As rodent rampage pointed out, I would call it unsportsmanlike conduct. Regardless, there is some conduct that I think is cheating regardless of whether there is an explicit rule against it. I would put conduct which the rules commttee labeled as "contrary to the spirit of the rules" which "cannot be tolerated" in that category. If I signed up for a recreational softball league, and the other team bribed an ump before a game, I would consider that cheating even if nobody had bothered to write down an explicit prohibitiion against it. When players take a provision of the rules designed to protect players (injury timeouts) and through dishonesty induce the officials into invoking that rule in a situation where, by the letter of the rule, it should not be invoked (it says play may be stopped for an injured player, not for a player pretending to be injured), I put that in the same category.

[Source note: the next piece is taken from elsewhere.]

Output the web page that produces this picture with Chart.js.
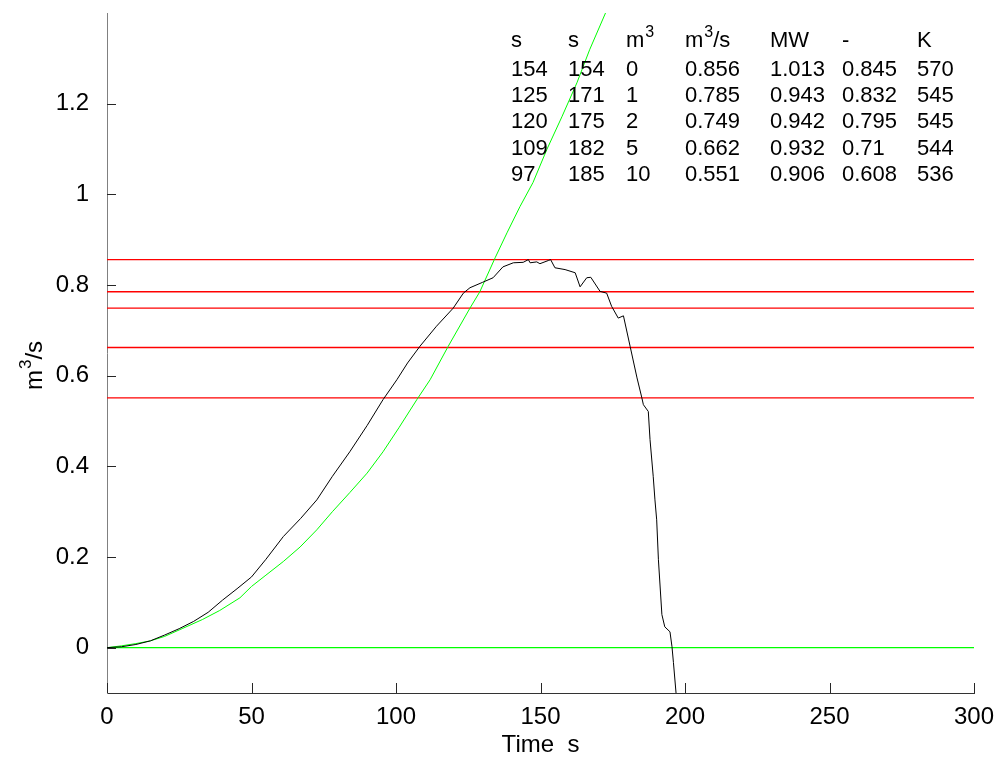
<!DOCTYPE html>
<html>
<head>
<meta charset="utf-8">
<script src="https://cdn.jsdelivr.net/npm/chart.js@4/dist/chart.umd.min.js"></script>
<style>
    html, body { margin: 0; padding: 0; background: #fff; }
    #wrap { width: 1000px; height: 760px; }
</style>
</head>
<body>
<div id="wrap"><canvas id="chart" width="1000" height="760"></canvas></div>
<script>
// Measured flow rate (black)
const measTime = [0, 5, 10, 15, 20, 25, 30, 35, 40, 45, 50, 55, 61, 67, 72.6, 78, 84, 90, 95.5, 100.3,
    104, 108.3, 114, 119.8, 123.3, 125.6, 130, 133.6, 137, 140.6, 144, 145.8, 146.4, 148.7, 149.8, 152.7,
    153.5, 155, 158.5, 162, 163.7, 166, 167.4, 170.6, 172.9, 174.6, 176.9, 178.7, 181, 183.4, 185, 185.6,
    187.3, 187.9, 189, 189.6, 190.2, 190.8, 192, 193, 194.8, 195.5, 196, 196.9];
const measRate = [0, 0.002, 0.007, 0.015, 0.028, 0.042, 0.058, 0.078, 0.105, 0.13, 0.156, 0.195, 0.245,
    0.285, 0.326, 0.378, 0.432, 0.49, 0.547, 0.591, 0.628, 0.665, 0.709, 0.749, 0.782, 0.794, 0.806, 0.816,
    0.84, 0.849, 0.85, 0.856, 0.849, 0.851, 0.847, 0.854, 0.856, 0.838, 0.834, 0.827, 0.796, 0.816, 0.817,
    0.786, 0.782, 0.753, 0.727, 0.732, 0.665, 0.595, 0.553, 0.536, 0.521, 0.459, 0.378, 0.326, 0.282,
    0.194, 0.073, 0.046, 0.035, 0.002, -0.033, -0.1];

// Model flow rate (green)
const modelTime = [0, 5, 10, 15, 20, 26, 33, 39, 46, 50, 55, 61, 66.8, 72.6, 78, 84, 90, 95.5, 101,
    107.2, 111.8, 118, 125.6, 129, 134.3, 138.4, 142.9, 147.4, 152.2, 157.4, 162.6, 167, 172.7];
const modelRate = [0, 0.004, 0.009, 0.015, 0.025, 0.042, 0.062, 0.082, 0.11, 0.135, 0.16, 0.19, 0.222,
    0.26, 0.3, 0.342, 0.385, 0.432, 0.485, 0.547, 0.591, 0.664, 0.749, 0.785, 0.86, 0.915, 0.973, 1.026,
    1.099, 1.171, 1.246, 1.319, 1.403];

// Table columns
const tableHeader = ['s', 's', 'm³', 'm³/s', 'MW', '-', 'K'];
const tStart = [154, 125, 120, 109, 97];
const tEnd = [154, 171, 175, 182, 185];
const volume = [0, 1, 2, 5, 10];
const flowLevel = [0.856, 0.785, 0.749, 0.662, 0.551];
const power = [1.013, 0.943, 0.942, 0.932, 0.906];
const ratio = [0.845, 0.832, 0.795, 0.71, 0.608];
const temp = [570, 545, 545, 544, 536];

const xTicks = [0, 50, 100, 150, 200, 250, 300];
const yTicks = [0, 0.2, 0.4, 0.6, 0.8, 1, 1.2];
const yTitle = 'm³/s';

const FONT = '"Liberation Sans", Arial, sans-serif';
const tableColX = [511, 568, 626, 685, 770, 842, 917];

const toPoints = (xs, ys) => xs.map((x, i) => ({ x: x, y: ys[i] }));

const lineStyle = (color, width) => ({
    borderColor: color,
    borderWidth: width || 1,
    pointRadius: 0,
    tension: 0,
    fill: false
});

const datasets = [
    { label: 'measured', data: toPoints(measTime, measRate), ...lineStyle('#000000') },
    { label: 'model', data: toPoints(modelTime, modelRate), ...lineStyle('#00ff00') }
];
flowLevel.forEach((v, i) => {
    datasets.push({ label: 'level ' + i, data: toPoints([0, 300], [v, v]), ...lineStyle('#ff0000', 1.4) });
});
datasets.push({ label: 'zero', data: toPoints([0, 300], [0, 0]), ...lineStyle('#00ff00', 1.2) });

// text with a raised '3' instead of the small unicode superscript
function drawSup(ctx, text, x, y, size) {
    const parts = text.split('³');
    ctx.font = size + 'px ' + FONT;
    ctx.fillText(parts[0], x, y);
    if (parts.length < 2) return;
    x += ctx.measureText(parts[0]).width + 1;
    ctx.font = Math.round(size * 0.72) + 'px ' + FONT;
    ctx.fillText('3', x, y - size * 0.45);
    x += ctx.measureText('3').width;
    ctx.font = size + 'px ' + FONT;
    ctx.fillText(parts[1], x, y);
}

// inward tick marks, y title and value table
const decorPlugin = {
    id: 'decor',
    afterDraw(chart) {
        const { ctx, chartArea, scales: { x, y } } = chart;
        ctx.save();
        ctx.strokeStyle = '#262626';
        ctx.lineWidth = 1;
        ctx.beginPath();
        xTicks.forEach(v => {
            const px = Math.round(x.getPixelForValue(v)) + 0.5;
            ctx.moveTo(px, chartArea.bottom);
            ctx.lineTo(px, chartArea.bottom - 10);
        });
        yTicks.forEach(v => {
            const py = Math.round(y.getPixelForValue(v)) + 0.5;
            ctx.moveTo(chartArea.left, py);
            ctx.lineTo(chartArea.left + 9, py);
        });
        ctx.stroke();

        ctx.fillStyle = '#000';
        ctx.textAlign = 'left';
        ctx.textBaseline = 'alphabetic';

        // rotated y-axis title
        ctx.save();
        ctx.translate(42, 390);
        ctx.rotate(-Math.PI / 2);
        drawSup(ctx, yTitle, 0, 0, 24);
        ctx.restore();

        tableHeader.forEach((h, i) => drawSup(ctx, h, tableColX[i], 47, 22));
        ctx.font = '22px ' + FONT;
        const cols = [tStart, tEnd, volume, flowLevel, power, ratio, temp];
        for (let r = 0; r < tStart.length; r++) {
            const yy = 76 + r * 26.2;
            cols.forEach((c, i) => ctx.fillText(String(c[r]), tableColX[i], yy));
        }
        ctx.restore();
    }
};

new Chart(document.getElementById('chart'), {
    type: 'line',
    data: { datasets: datasets },
    options: {
        responsive: false,
        animation: false,
        layout: { padding: { top: 13, right: 26, bottom: 0, left: 0 } },
        plugins: {
            legend: { display: false },
            tooltip: { enabled: false }
        },
        scales: {
            x: {
                type: 'linear',
                min: 0,
                max: 300,
                afterBuildTicks: s => { s.ticks = xTicks.map(v => ({ value: v })); },
                afterFit: s => {
                    s.height = 67;
                    s.paddingLeft = 0;
                    s.paddingRight = 0;
                },
                grid: { display: false },
                border: { color: '#333333', width: 1 },
                ticks: {
                    color: '#000',
                    font: { family: FONT, size: 24 },
                    padding: 2,
                    maxRotation: 0,
                    autoSkip: false,
                    callback: v => String(v)
                },
                title: {
                    display: true,
                    text: 'Time  s',
                    color: '#000',
                    font: { family: FONT, size: 24 },
                    padding: { top: 0, bottom: 0 }
                }
            },
            y: {
                type: 'linear',
                min: -0.1,
                max: 1.4,
                afterBuildTicks: s => { s.ticks = yTicks.map(v => ({ value: v })); },
                afterFit: s => {
                    s.width = 107;
                    s.paddingTop = 0;
                    s.paddingBottom = 0;
                },
                grid: { display: false },
                border: { color: '#808080', width: 1 },
                ticks: {
                    color: '#000',
                    font: { family: FONT, size: 24 },
                    padding: 10,
                    autoSkip: false,
                    callback: v => String(v)
                }
            }
        }
    },
    plugins: [decorPlugin]
});
</script>
</body>
</html>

If the Gophers did this kind of stuff, and it was systemic like it seems to be with LSU, I would call the ticket office, ask for a refund, and certainly not renew my tickets. With the well-documented struggles of our program, I have spent plenty of money watching bad teams (and I would do it again), but I would have no stomach for watching dishonest ones.
There are two things you can always control in sports, your effort level and your integrity. It hurts to see young players like LSU's so willing to throw away their integrity the way they were in front of such a large audience. Their conduct was disgusting, and detrimental to the notion of fair play. I hope to heck that there is not a coach trying to convince these young men to do this.